Before she knows it, Sneha is in the middle of all sorts of chaos. Nandini and Aditya’s marriage seems to be unraveling, Hers and Nandini’s friendship seems to be history, and the only person who can help her is Nikhil. Nikhil who can’t stand her, Nikhil, who, she will do anything to avoid. They need to forget their history and egos, if Nandini and Aditya’s marriage has to be saved. Of course it doesn’t help that Sneha ends up in places where she has no business being, only to add to the complications.

A light and fun read. Perfect if you want to leave your brains behind and read. A Mills and Boon sort of romance, with a few additional twists thrown in. And all that goes with tales of this sort, two people with incredible chemistry, but seem to rub each other the wrong way. Sneha and Nandini’s friendship was something I really enjoyed reading about. That added some freshness to the tale. The twists and turns were, well, predictable, but the book is quick-paced, so you don’t really get bored. The background tale of the antagonism between Sneha and Nikhil was rather tame as well, and in some ways a little disappointing. The descriptions were very stereotyped. I mean, can someone tell me what exactly hooded eyes are? Of course, all the men were gorgeous and super rich. The amount the characters curse, was, a bit of a put off, for me, but then, that’s just probably me.

The one place it was surprisingly not stereotyped was Sneha, with her independence, and her need for speed, was a welcome change from the usual stereotypes.

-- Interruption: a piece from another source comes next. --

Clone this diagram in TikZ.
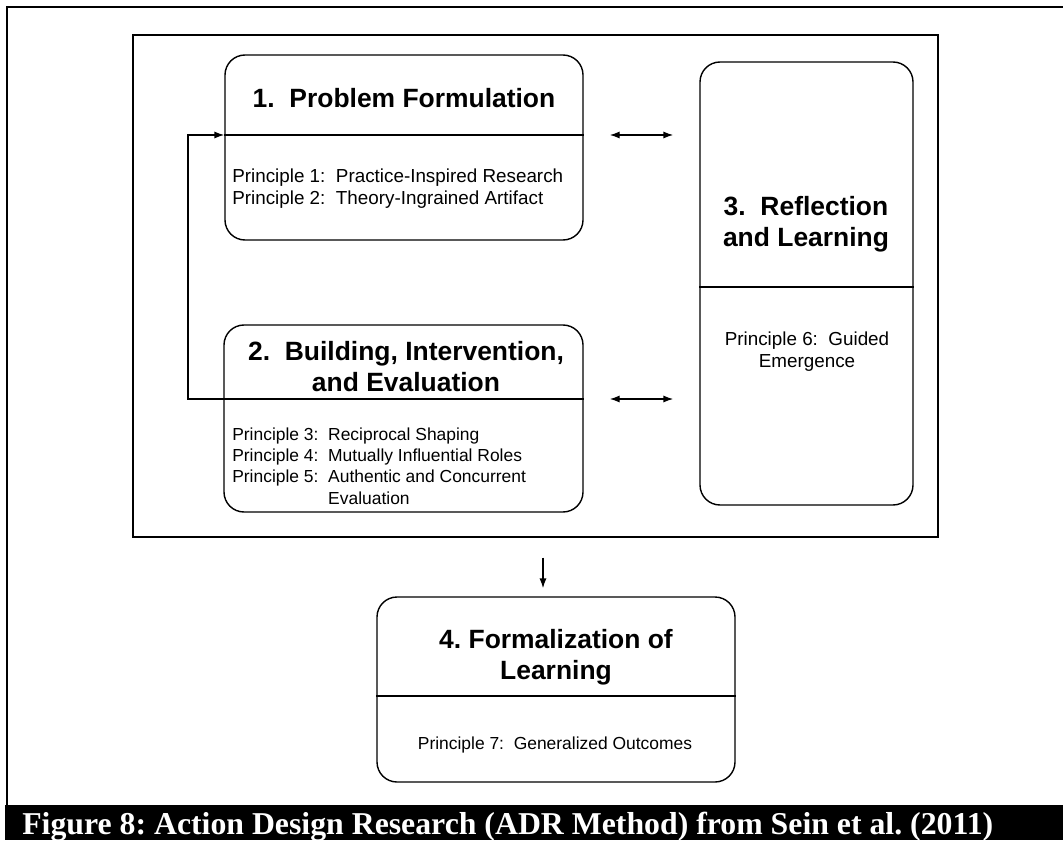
\documentclass[tikz,border=0pt]{standalone}
\usepackage{fontspec}
\setmainfont{Liberation Sans}
\newfontfamily\capfont{Liberation Serif}
\usetikzlibrary{arrows.meta,fit,positioning}
\frenchspacing

\begin{document}
\begin{tikzpicture}[x=0.025cm,y=-0.025cm,
  box/.style={draw,line width=1pt,rounded corners=0.5cm,inner sep=0pt},
  frm/.style={draw,line width=1pt,inner sep=0pt},
  ttl/.style={font=\fontsize{18.8}{22}\selectfont\bfseries,align=center,inner sep=0pt},
  prin/.style={font=\fontsize{13.4}{16.3}\selectfont,inner sep=0pt},
  prinsm/.style={font=\fontsize{12.4}{15.2}\selectfont,inner sep=0pt},
  arr/.style={line width=1pt,-{Latex[length=0.25cm,width=0.18cm]}},
  darr/.style={line width=1pt,{Latex[length=0.25cm,width=0.18cm]}-{Latex[length=0.25cm,width=0.18cm]},
    shorten <=0.65cm,shorten >=0.65cm}]

 \useasboundingbox (0,0) rectangle (1063,840);

 % page frame and caption bar
 \draw[line width=1.6pt] (7,805) -- (7,7) -- (1063,7);
 \fill (5,805) rectangle (1063,840);
 \node[anchor=base west,text=white,inner sep=0pt,
   font=\capfont\fontsize{22.6}{26}\selectfont\bfseries] (cap) at (22,834)
   {Figure 8: Action Design Research (ADR Method) from Sein et al. (2011)};

 % outer frame and stage boxes
 \node[frm,fit={(133,35) (938,537)}] (frame) {};
 \node[box,fit={(225,55) (583,240)}] (pf) {};
 \node[box,fit={(224,325) (583,512)}] (bi) {};
 \node[box,fit={(700,62) (913,505)}] (rl) {};
 \node[box,fit={(377,597) (735,782)}] (fl) {};

 % dividers
 \coordinate (fb) at (188,399);
 \draw[line width=1pt] (pf.west |- 0,135) -- (pf.east |- 0,135);
 \draw[line width=1pt] (rl.west |- 0,287) -- (rl.east |- 0,287);
 \draw[line width=1pt] (fl.west |- 0,696) -- (fl.east |- 0,696);

 % titles (base = last line)
 \node[ttl,anchor=base] (pf-t) at (404,108) {1.~~Problem Formulation};
 \node[ttl,anchor=base] (bi-t) at (406,391) {\fontsize{18.8}{18.4}\selectfont 2.~~Building, Intervention,\\and Evaluation};
 \node[ttl,anchor=base] (rl-t) at (806,246) {3.~~Reflection\\and Learning};
 \node[ttl,anchor=base] (fl-t) at (556,679) {\fontsize{18.8}{22.7}\selectfont 4. Formalization of\\Learning};

 % principles
 \node[prin,anchor=base west] (pf-p) at (232,182)
   {\begin{tabular}[t]{@{}l@{~~}l@{}}
    Principle 1: & Practice-Inspired Research\\
    Principle 2: & Theory-Ingrained Artifact
   \end{tabular}};
 \node[prinsm,anchor=base west] (bi-p) at (232,440)
   {\begin{tabular}[t]{@{}l@{~~}l@{}}
    Principle 3: & Reciprocal Shaping\\
    Principle 4: & Mutually Influential Roles\\
    Principle 5: & Authentic and Concurrent\\
                 & Evaluation
   \end{tabular}};
 \node[prin,anchor=base] (rl-p) at (807,345)
   {\begin{tabular}[t]{@{}c@{}}
    Principle 6:~~Guided\\
    Emergence
   \end{tabular}};
 \node[prinsm,anchor=base] (fl-p) at (555,749) {Principle 7:~~Generalized Outcomes};

 % feedback loop from building back to problem formulation
 \draw[arr] (bi.east |- fb) -- (fb) |- (pf.west |- 0,135);

 % exchanges with reflection
 \draw[darr] (pf.east |- 0,135) -- (rl.west |- 0,135);
 \draw[darr] (bi.east |- fb) -- (rl.west |- fb);

 % on to formalization
 \draw[arr,shorten <=0.5cm,shorten >=0.2cm] (frame.south -| 543,0) -- (fl.north -| 543,0);

\end{tikzpicture}
\end{document}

So was Nandini’s expectations from her marriage. It gave the book, the much-needed depth. In fact, I wish the book had explored more of these, it would have been a little more interesting, in my opinion. As such the book has more of the chemistry between Sneha and Nikhil than anything else. Although, It might work well for a younger/different audience, I suppose.

A light, quick read, perfect for a light afternoon read or a holiday read, when all you want is something nice and light.